Stocks rebounded on Friday from a two-day selloff, but not enough to prevent the S&P 500 from breaking a seven-week winning streak.

Shortly after noon, the S&P 500 was up 7 points or 0.5 per cent, to 1509 – still down about 10 points from the start of the week after sustaining its biggest one-day dip of the year on Wednesday. The blue-chip Dow Jones industrial average was up 62 points or 0.5 per cent, to 13,943. In Canada, the S&P/TSX composite index was up 58 points or 0.5 per cent.

German business confidence rose to its highest level in 10 months, stirring optimism that the euro zone's biggest economy could be on the mend.
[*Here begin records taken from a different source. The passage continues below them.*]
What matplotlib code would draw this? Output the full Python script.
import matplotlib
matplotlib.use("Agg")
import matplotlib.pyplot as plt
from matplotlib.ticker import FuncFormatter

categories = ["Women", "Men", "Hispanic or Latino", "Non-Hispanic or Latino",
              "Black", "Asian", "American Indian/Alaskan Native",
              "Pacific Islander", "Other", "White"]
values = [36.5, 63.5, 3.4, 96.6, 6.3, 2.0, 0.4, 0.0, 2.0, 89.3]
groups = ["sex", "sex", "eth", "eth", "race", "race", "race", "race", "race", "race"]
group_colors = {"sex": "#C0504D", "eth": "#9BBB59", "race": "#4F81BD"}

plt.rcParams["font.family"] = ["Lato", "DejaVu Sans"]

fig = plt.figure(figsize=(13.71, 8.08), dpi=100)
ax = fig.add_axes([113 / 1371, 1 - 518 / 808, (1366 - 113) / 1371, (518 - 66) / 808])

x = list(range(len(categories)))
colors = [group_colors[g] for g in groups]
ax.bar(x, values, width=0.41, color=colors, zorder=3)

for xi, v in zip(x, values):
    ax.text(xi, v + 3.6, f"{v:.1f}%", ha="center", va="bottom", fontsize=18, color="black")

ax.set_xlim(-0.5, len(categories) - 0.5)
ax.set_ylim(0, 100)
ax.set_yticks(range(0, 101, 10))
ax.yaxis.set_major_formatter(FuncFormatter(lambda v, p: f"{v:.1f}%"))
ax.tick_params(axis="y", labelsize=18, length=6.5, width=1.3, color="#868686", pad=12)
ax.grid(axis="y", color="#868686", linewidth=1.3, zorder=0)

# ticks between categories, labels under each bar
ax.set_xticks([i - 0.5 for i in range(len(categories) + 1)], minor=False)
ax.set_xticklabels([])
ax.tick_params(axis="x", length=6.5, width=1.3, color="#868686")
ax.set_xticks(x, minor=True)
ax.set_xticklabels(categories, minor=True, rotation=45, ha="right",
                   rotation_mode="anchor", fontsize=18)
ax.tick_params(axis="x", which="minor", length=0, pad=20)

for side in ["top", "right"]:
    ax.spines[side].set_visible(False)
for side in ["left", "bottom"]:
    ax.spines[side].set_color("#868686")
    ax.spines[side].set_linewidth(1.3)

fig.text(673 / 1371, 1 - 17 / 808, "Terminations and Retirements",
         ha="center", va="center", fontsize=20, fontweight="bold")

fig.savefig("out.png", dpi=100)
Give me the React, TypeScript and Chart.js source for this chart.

However, the upbeat survey followed a downgrade of the region's economy for 2013: The European Commission estimates that gross domestic product will contract 0.3 per cent this year, down from an estimate in November for growth of 0.1 per cent.

Among European indexes, Germany's DAX rose 1 per cent and the U.K.'s FTSE 100 rose 0.7 per cent.

Within the S&P 500, financials rose 0.9 per cent, utilities rose 0.8 per cent and technology stocks rose 0.7 per cent.

Hewlett-Packard Co. rose 9.2 per cent after beating quarterly earnings and revenue estimates.

In Canada, energy stocks rose 0.8 per cent, telecom stocks and financials rose 0.6 per cent each, but materials fell 0.3 per cent.

Research In Motion Ltd. was down 3.5 per cent at midday, near its intraday lows, after MKM Partners cut its recommendation on the stock to "sell." Earlier this week, Canaccord Genuity slashed its sales estimate for RIM's new BlackBerry Z10.

Among commodities, crude oil fell to $92.66 (U.S.) a barrel, down 18 cents. Gold fell to $1,574 an ounce, down $2.